**What is being asked**.
Go through the records underneath and count the lines that include the string "this". Give nothing but the number.

**Information provided**.
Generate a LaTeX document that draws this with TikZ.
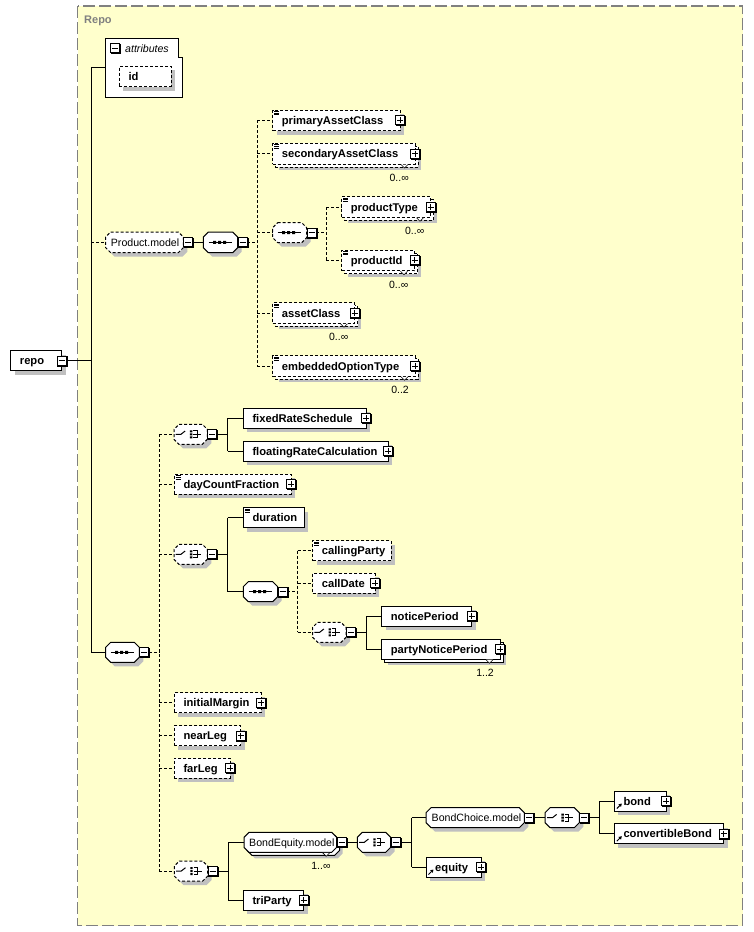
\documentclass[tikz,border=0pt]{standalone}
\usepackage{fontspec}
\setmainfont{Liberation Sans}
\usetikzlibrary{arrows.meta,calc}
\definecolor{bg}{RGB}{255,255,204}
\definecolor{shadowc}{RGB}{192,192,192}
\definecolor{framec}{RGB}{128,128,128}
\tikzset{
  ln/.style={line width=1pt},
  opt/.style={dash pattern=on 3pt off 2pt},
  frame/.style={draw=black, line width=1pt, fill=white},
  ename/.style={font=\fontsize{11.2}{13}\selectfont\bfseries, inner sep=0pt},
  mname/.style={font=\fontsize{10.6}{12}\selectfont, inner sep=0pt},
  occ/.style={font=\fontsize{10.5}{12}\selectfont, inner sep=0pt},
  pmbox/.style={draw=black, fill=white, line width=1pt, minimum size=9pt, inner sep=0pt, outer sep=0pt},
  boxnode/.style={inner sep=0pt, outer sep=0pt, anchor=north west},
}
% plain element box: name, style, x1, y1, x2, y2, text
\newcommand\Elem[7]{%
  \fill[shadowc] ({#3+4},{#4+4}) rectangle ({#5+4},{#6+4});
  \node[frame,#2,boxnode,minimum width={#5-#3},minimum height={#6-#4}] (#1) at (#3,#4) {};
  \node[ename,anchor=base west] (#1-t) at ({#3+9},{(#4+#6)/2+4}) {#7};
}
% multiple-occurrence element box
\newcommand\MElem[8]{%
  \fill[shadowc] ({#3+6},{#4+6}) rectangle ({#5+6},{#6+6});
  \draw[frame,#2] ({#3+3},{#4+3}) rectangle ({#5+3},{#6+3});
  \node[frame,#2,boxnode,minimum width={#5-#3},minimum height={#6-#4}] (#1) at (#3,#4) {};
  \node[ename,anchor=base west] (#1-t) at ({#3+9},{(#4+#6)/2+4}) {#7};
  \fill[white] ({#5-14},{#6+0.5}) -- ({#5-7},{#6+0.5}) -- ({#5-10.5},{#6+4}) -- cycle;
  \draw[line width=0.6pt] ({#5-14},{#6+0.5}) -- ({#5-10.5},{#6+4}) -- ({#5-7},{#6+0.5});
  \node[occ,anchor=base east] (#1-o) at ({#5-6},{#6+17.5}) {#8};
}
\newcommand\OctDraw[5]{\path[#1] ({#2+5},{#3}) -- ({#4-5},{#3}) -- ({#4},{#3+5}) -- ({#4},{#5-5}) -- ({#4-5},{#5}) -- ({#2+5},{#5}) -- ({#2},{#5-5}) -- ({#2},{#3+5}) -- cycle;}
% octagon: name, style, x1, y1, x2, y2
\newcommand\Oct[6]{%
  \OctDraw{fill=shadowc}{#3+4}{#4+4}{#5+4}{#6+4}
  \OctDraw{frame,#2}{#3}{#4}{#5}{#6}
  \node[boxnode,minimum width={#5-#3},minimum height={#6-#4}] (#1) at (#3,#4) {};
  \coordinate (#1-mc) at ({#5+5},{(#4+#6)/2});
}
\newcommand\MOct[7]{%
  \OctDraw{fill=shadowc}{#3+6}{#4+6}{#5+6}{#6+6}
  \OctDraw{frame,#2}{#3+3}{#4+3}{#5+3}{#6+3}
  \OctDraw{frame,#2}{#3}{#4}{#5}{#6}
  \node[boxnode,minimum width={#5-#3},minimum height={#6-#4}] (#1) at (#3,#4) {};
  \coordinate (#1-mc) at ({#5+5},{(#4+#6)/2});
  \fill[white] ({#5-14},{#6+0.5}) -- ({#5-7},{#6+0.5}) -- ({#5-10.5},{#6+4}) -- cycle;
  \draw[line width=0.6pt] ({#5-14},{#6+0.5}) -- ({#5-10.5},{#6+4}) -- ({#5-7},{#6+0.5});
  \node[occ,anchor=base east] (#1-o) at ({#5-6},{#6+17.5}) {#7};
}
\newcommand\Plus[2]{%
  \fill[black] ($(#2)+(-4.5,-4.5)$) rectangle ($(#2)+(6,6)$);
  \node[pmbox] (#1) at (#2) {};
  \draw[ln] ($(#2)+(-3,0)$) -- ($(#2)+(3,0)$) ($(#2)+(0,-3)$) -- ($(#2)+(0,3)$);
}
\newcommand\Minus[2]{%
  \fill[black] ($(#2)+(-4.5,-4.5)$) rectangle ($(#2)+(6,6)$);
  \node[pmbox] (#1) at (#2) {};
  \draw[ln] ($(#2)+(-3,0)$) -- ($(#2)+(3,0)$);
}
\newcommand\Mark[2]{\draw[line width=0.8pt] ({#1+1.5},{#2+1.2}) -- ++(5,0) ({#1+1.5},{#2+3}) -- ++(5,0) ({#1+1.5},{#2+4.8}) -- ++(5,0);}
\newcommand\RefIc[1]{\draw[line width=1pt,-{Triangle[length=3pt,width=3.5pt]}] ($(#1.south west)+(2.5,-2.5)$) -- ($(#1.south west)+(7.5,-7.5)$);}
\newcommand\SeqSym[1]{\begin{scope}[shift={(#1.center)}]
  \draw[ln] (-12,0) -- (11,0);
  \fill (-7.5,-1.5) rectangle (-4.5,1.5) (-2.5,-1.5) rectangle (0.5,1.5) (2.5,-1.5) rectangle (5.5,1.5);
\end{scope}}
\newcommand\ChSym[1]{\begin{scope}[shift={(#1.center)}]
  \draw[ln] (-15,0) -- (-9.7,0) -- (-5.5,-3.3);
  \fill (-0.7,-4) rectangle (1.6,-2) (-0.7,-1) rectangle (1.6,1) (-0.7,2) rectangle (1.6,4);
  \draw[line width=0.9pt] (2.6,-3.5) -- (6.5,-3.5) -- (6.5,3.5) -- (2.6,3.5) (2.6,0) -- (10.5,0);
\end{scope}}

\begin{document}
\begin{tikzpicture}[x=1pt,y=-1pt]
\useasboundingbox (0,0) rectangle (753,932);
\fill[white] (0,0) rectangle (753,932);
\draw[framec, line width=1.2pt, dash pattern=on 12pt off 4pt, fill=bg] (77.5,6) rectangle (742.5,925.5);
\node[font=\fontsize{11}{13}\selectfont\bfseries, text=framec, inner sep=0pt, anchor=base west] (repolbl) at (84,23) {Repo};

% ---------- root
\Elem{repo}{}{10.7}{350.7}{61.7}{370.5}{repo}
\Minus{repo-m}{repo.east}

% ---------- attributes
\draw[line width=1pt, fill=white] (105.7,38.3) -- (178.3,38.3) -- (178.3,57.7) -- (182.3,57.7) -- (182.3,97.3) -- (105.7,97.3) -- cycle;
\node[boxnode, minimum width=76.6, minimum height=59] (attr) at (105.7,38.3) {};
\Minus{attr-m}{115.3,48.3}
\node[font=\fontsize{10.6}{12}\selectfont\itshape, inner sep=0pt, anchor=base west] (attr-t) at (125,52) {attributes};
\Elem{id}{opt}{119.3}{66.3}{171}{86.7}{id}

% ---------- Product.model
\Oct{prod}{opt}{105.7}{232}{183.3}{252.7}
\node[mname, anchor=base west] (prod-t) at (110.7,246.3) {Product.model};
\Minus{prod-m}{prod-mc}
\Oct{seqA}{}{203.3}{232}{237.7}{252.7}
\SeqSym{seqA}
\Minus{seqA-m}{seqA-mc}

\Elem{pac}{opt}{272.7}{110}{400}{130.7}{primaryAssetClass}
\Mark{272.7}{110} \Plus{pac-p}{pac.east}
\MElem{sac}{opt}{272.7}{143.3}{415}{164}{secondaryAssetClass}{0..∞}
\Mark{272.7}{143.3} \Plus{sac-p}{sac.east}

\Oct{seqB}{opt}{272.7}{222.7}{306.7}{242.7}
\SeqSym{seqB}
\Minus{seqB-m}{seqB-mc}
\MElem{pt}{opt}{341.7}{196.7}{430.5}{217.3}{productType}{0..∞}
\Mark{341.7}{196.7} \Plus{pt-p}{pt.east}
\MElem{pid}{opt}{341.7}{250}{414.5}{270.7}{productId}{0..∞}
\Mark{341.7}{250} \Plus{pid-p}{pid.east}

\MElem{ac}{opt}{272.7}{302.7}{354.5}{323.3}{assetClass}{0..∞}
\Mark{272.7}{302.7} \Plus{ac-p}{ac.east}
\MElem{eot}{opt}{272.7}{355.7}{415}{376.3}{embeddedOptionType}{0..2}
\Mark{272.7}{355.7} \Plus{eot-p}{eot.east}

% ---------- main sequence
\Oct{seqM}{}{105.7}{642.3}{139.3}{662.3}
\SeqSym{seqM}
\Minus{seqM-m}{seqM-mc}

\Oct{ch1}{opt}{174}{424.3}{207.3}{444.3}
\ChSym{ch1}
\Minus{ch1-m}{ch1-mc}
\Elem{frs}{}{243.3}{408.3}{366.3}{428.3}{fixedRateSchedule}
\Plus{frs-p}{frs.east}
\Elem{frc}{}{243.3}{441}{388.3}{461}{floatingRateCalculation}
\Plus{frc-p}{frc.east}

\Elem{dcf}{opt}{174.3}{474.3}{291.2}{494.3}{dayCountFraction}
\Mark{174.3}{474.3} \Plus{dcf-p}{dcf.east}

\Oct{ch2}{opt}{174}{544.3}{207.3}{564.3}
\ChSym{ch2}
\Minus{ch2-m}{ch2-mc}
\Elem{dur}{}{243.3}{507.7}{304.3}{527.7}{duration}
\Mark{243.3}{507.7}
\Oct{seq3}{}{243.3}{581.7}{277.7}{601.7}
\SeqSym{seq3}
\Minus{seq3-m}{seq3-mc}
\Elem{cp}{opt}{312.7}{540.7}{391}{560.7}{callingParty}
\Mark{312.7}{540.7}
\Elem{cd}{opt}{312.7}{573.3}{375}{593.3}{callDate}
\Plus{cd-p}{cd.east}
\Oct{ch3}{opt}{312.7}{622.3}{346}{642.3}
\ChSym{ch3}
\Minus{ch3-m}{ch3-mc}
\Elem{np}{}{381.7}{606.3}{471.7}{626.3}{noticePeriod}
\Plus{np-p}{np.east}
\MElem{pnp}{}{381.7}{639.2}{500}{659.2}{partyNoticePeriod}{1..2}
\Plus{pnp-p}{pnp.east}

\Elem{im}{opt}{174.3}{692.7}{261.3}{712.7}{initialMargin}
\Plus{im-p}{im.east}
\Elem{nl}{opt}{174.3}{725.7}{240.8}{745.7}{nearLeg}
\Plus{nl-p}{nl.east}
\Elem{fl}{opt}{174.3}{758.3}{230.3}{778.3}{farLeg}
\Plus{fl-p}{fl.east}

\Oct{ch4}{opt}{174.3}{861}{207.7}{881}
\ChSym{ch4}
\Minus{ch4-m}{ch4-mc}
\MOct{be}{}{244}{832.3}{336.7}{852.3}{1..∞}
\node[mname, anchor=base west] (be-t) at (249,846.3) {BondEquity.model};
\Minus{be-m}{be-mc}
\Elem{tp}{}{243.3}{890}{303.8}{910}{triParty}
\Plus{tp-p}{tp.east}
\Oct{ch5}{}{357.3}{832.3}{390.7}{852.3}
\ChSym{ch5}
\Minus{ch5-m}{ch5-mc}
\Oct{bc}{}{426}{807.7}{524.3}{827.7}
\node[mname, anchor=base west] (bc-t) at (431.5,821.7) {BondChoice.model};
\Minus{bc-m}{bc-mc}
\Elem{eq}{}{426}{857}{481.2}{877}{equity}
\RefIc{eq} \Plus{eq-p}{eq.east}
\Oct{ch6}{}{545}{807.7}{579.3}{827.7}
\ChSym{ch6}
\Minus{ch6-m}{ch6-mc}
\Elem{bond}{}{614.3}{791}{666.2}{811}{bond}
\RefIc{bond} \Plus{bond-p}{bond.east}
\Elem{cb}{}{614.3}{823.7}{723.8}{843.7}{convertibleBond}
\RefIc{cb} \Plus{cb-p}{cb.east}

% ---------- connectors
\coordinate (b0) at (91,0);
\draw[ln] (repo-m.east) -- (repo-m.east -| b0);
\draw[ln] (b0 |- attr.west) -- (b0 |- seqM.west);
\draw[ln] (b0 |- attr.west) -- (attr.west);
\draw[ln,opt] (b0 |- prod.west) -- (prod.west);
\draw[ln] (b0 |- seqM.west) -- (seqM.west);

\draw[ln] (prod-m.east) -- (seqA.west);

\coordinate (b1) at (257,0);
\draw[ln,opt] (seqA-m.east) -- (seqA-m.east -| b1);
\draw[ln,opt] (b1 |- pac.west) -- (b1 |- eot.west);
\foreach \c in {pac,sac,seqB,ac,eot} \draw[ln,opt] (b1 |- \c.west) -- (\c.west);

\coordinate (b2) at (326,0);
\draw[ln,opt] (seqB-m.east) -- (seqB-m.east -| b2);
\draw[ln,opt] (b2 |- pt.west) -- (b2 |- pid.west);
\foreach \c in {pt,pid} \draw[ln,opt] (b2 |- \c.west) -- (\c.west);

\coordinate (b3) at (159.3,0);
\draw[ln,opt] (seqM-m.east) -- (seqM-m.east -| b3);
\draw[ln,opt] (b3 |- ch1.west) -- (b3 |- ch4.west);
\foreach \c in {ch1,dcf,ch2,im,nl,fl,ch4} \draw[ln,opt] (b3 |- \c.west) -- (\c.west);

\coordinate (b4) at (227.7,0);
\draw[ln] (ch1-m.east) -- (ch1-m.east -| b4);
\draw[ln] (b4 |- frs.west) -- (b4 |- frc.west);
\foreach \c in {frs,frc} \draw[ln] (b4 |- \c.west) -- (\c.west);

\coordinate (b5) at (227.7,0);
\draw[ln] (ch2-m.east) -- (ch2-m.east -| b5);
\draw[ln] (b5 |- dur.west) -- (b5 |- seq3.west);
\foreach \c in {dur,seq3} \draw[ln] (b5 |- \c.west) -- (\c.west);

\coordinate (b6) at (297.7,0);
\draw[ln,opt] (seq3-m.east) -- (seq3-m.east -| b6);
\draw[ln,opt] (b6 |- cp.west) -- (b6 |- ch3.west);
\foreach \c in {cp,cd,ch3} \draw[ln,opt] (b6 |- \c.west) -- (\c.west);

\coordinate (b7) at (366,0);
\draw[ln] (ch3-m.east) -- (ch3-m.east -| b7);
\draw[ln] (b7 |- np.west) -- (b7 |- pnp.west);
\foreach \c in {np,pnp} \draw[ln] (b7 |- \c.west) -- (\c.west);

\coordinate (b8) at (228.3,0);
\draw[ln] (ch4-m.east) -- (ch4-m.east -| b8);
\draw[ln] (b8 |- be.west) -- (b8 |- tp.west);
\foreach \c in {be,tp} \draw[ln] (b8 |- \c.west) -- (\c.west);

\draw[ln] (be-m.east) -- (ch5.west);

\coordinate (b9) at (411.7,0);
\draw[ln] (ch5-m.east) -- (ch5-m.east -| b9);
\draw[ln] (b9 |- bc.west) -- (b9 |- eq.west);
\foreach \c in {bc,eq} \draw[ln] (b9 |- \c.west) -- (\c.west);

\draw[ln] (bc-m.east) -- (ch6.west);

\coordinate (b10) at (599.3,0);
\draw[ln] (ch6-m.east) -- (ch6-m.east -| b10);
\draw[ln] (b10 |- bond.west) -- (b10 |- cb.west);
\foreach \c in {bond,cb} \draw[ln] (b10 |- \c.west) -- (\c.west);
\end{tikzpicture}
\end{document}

---

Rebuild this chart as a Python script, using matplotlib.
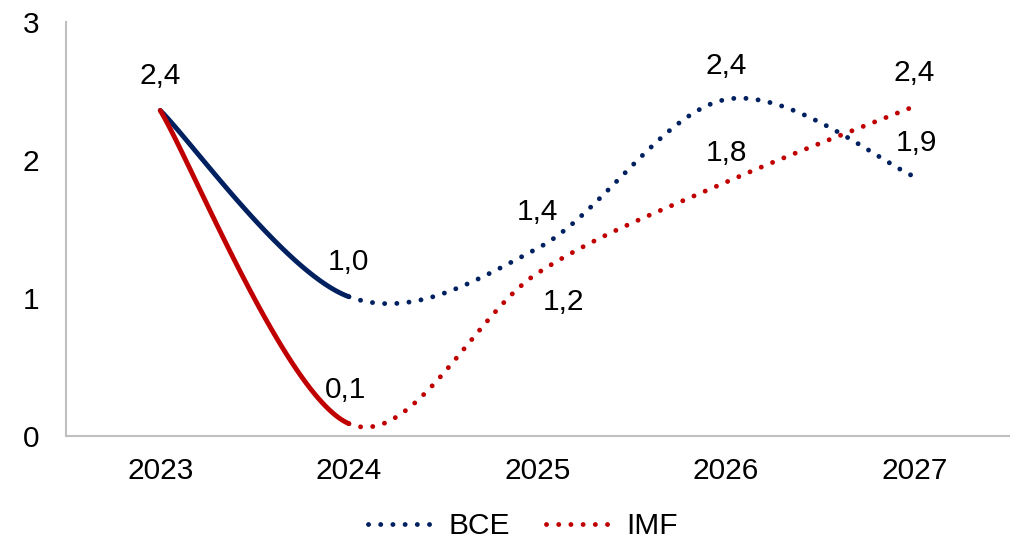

**Finished answer**.
2